● **Do this**:
Omit all pictures. Copy the rest of the material exactly.

++++++++++++++++++++

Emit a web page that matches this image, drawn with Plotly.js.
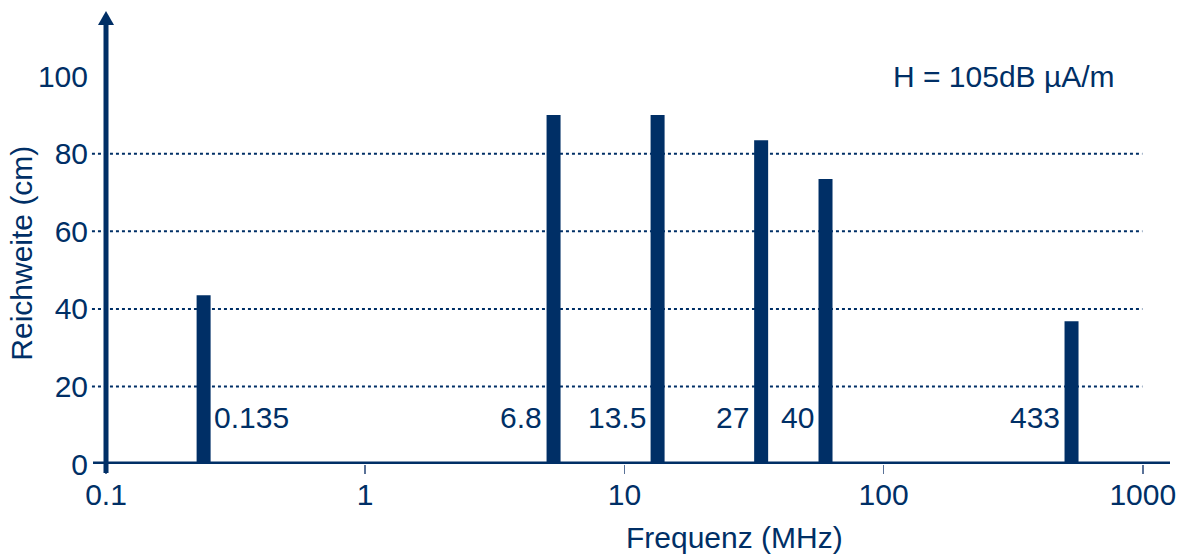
<!DOCTYPE html>
<html>
<head>
<meta charset="utf-8">
<script src="https://cdn.plot.ly/plotly-3.0.1.min.js"></script>
<style>html,body{margin:0;padding:0;background:#fff;}#chart{width:1182px;height:556px;}</style>
</head>
<body>
<div id="chart"></div>
<script>
// Data
const freqLabels = ['0.135', '6.8', '13.5', '27', '40', '433'];      // text labels beside bars
const barPositionsMHz = [0.238, 5.33, 13.43, 33.7, 59.7, 531];        // bar positions on log axis (as drawn)
const reachCm = [43.5, 90, 90, 83.5, 73.5, 36.8];                     // Reichweite (cm)
const labelSide = ['right', 'left', 'left', 'left', 'left', 'left'];
const xTickVals = [0.1, 1, 10, 100, 1000];
const xTickText = ['0.1', '1', '10', '100', '1000'];
const yTickVals = [0, 20, 40, 60, 80, 100];
const gridVals = [20, 40, 60, 80];
const noteText = 'H = 105dB µA/m';
const xTitle = 'Frequenz (MHz)';
const yTitle = 'Reichweite (cm)';

const NAVY = '#002f66';
const FONT = 'Liberation Sans, Arial, Helvetica, sans-serif';
const FS = 30;

// Build vertical bar segments
const bx = [], by = [];
barPositionsMHz.forEach((x, i) => { bx.push(x, x, null); by.push(0, reachCm[i], null); });

const traces = [{
  type: 'scatter', mode: 'lines', x: bx, y: by,
  line: {color: NAVY, width: 14}, hoverinfo: 'skip', showlegend: false
}];

const annotations = freqLabels.map((t, i) => ({
  x: Math.log10(barPositionsMHz[i]), y: 12, xref: 'x', yref: 'y',
  text: t, showarrow: false,
  xanchor: labelSide[i] === 'right' ? 'left' : 'right',
  xshift: labelSide[i] === 'right' ? 8 : -10,
  yanchor: 'middle',
  font: {family: FONT, size: FS, color: NAVY}
}));
annotations.push({
  x: 0.7378, y: 0.882, xref: 'paper', yref: 'paper', xanchor: 'left', yanchor: 'middle',
  text: noteText, showarrow: false, font: {family: FONT, size: FS, color: NAVY}
});
annotations.push({
  x: 0.591, y: -0.168, xref: 'paper', yref: 'paper', xanchor: 'center', yanchor: 'middle',
  text: xTitle, showarrow: false, font: {family: FONT, size: FS, color: NAVY}
});
annotations.push({
  x: -0.0795, y: 0.48, xref: 'paper', yref: 'paper', xanchor: 'center', yanchor: 'middle',
  textangle: -90, text: yTitle, showarrow: false, font: {family: FONT, size: FS, color: NAVY}
});

const shapes = [];
gridVals.forEach(v => shapes.push({
  type: 'line', xref: 'paper', yref: 'y', x0: -0.0132, x1: 0.974, y0: v, y1: v,
  line: {color: NAVY, width: 2, dash: 'dot'}, layer: 'below'
}));
// axis lines
shapes.push({type: 'line', xref: 'paper', yref: 'y', x0: -0.0122, x1: 1, y0: 0, y1: 0,
  line: {color: NAVY, width: 5}, layer: 'above'});
shapes.push({type: 'line', xref: 'paper', yref: 'paper', x0: 0, x1: 0, y0: -0.0205, y1: 1,
  line: {color: NAVY, width: 5}, layer: 'above'});
// arrowhead on y axis
shapes.push({type: 'path', xref: 'paper', yref: 'paper', xsizemode: 'pixel', ysizemode: 'pixel',
  xanchor: 0, yanchor: 1, path: 'M -8,0 L 8,0 L 0,14 Z',
  fillcolor: NAVY, line: {color: NAVY, width: 0}, layer: 'above'});

const layout = {
  width: 1182, height: 556,
  margin: {l: 106, r: 12, t: 25, b: 92},
  paper_bgcolor: '#fff', plot_bgcolor: '#fff',
  showlegend: false,
  font: {family: FONT, size: FS, color: NAVY},
  xaxis: {
    type: 'log', range: [-1, 3.105], tickvals: xTickVals, ticktext: xTickText,
    ticks: 'outside', ticklen: 9, tickwidth: 1.5, tickcolor: '#5a7298',
    ticklabelstandoff: -5,
    showgrid: false, zeroline: false, showline: false,
    tickfont: {family: FONT, size: FS, color: NAVY}, fixedrange: true
  },
  yaxis: {
    range: [0, 113.2], tickvals: yTickVals, ticks: 'outside', ticklen: 11,
    tickcolor: 'rgba(0,0,0,0)', showgrid: false, zeroline: false, showline: false,
    tickfont: {family: FONT, size: FS, color: NAVY},
    fixedrange: true
  },
  shapes: shapes,
  annotations: annotations
};

Plotly.newPlot('chart', traces, layout, {staticPlot: true, displayModeBar: false});
</script>
</body>
</html>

++++++++++++++++++++

● **Task solution**:
Emit a web page that matches this image, drawn with Plotly.js.
<!DOCTYPE html>
<html>
<head>
<meta charset="utf-8">
<script src="https://cdn.plot.ly/plotly-3.0.1.min.js"></script>
<style>html,body{margin:0;padding:0;background:#fff;}#chart{width:1182px;height:556px;}</style>
</head>
<body>
<div id="chart"></div>
<script>
// Data
const freqLabels = ['0.135', '6.8', '13.5', '27', '40', '433'];      // text labels beside bars
const barPositionsMHz = [0.238, 5.33, 13.43, 33.7, 59.7, 531];        // bar positions on log axis (as drawn)
const reachCm = [43.5, 90, 90, 83.5, 73.5, 36.8];                     // Reichweite (cm)
const labelSide = ['right', 'left', 'left', 'left', 'left', 'left'];
const xTickVals = [0.1, 1, 10, 100, 1000];
const xTickText = ['0.1', '1', '10', '100', '1000'];
const yTickVals = [0, 20, 40, 60, 80, 100];
const gridVals = [20, 40, 60, 80];
const noteText = 'H = 105dB µA/m';
const xTitle = 'Frequenz (MHz)';
const yTitle = 'Reichweite (cm)';

const NAVY = '#002f66';
const FONT = 'Liberation Sans, Arial, Helvetica, sans-serif';
const FS = 30;

// Build vertical bar segments
const bx = [], by = [];
barPositionsMHz.forEach((x, i) => { bx.push(x, x, null); by.push(0, reachCm[i], null); });

const traces = [{
  type: 'scatter', mode: 'lines', x: bx, y: by,
  line: {color: NAVY, width: 14}, hoverinfo: 'skip', showlegend: false
}];

const annotations = freqLabels.map((t, i) => ({
  x: Math.log10(barPositionsMHz[i]), y: 12, xref: 'x', yref: 'y',
  text: t, showarrow: false,
  xanchor: labelSide[i] === 'right' ? 'left' : 'right',
  xshift: labelSide[i] === 'right' ? 8 : -10,
  yanchor: 'middle',
  font: {family: FONT, size: FS, color: NAVY}
}));
annotations.push({
  x: 0.7378, y: 0.882, xref: 'paper', yref: 'paper', xanchor: 'left', yanchor: 'middle',
  text: noteText, showarrow: false, font: {family: FONT, size: FS, color: NAVY}
});
annotations.push({
  x: 0.591, y: -0.168, xref: 'paper', yref: 'paper', xanchor: 'center', yanchor: 'middle',
  text: xTitle, showarrow: false, font: {family: FONT, size: FS, color: NAVY}
});
annotations.push({
  x: -0.0795, y: 0.48, xref: 'paper', yref: 'paper', xanchor: 'center', yanchor: 'middle',
  textangle: -90, text: yTitle, showarrow: false, font: {family: FONT, size: FS, color: NAVY}
});

const shapes = [];
gridVals.forEach(v => shapes.push({
  type: 'line', xref: 'paper', yref: 'y', x0: -0.0132, x1: 0.974, y0: v, y1: v,
  line: {color: NAVY, width: 2, dash: 'dot'}, layer: 'below'
}));
// axis lines
shapes.push({type: 'line', xref: 'paper', yref: 'y', x0: -0.0122, x1: 1, y0: 0, y1: 0,
  line: {color: NAVY, width: 5}, layer: 'above'});
shapes.push({type: 'line', xref: 'paper', yref: 'paper', x0: 0, x1: 0, y0: -0.0205, y1: 1,
  line: {color: NAVY, width: 5}, layer: 'above'});
// arrowhead on y axis
shapes.push({type: 'path', xref: 'paper', yref: 'paper', xsizemode: 'pixel', ysizemode: 'pixel',
  xanchor: 0, yanchor: 1, path: 'M -8,0 L 8,0 L 0,14 Z',
  fillcolor: NAVY, line: {color: NAVY, width: 0}, layer: 'above'});

const layout = {
  width: 1182, height: 556,
  margin: {l: 106, r: 12, t: 25, b: 92},
  paper_bgcolor: '#fff', plot_bgcolor: '#fff',
  showlegend: false,
  font: {family: FONT, size: FS, color: NAVY},
  xaxis: {
    type: 'log', range: [-1, 3.105], tickvals: xTickVals, ticktext: xTickText,
    ticks: 'outside', ticklen: 9, tickwidth: 1.5, tickcolor: '#5a7298',
    ticklabelstandoff: -5,
    showgrid: false, zeroline: false, showline: false,
    tickfont: {family: FONT, size: FS, color: NAVY}, fixedrange: true
  },
  yaxis: {
    range: [0, 113.2], tickvals: yTickVals, ticks: 'outside', ticklen: 11,
    tickcolor: 'rgba(0,0,0,0)', showgrid: false, zeroline: false, showline: false,
    tickfont: {family: FONT, size: FS, color: NAVY},
    fixedrange: true
  },
  shapes: shapes,
  annotations: annotations
};

Plotly.newPlot('chart', traces, layout, {staticPlot: true, displayModeBar: false});
</script>
</body>
</html>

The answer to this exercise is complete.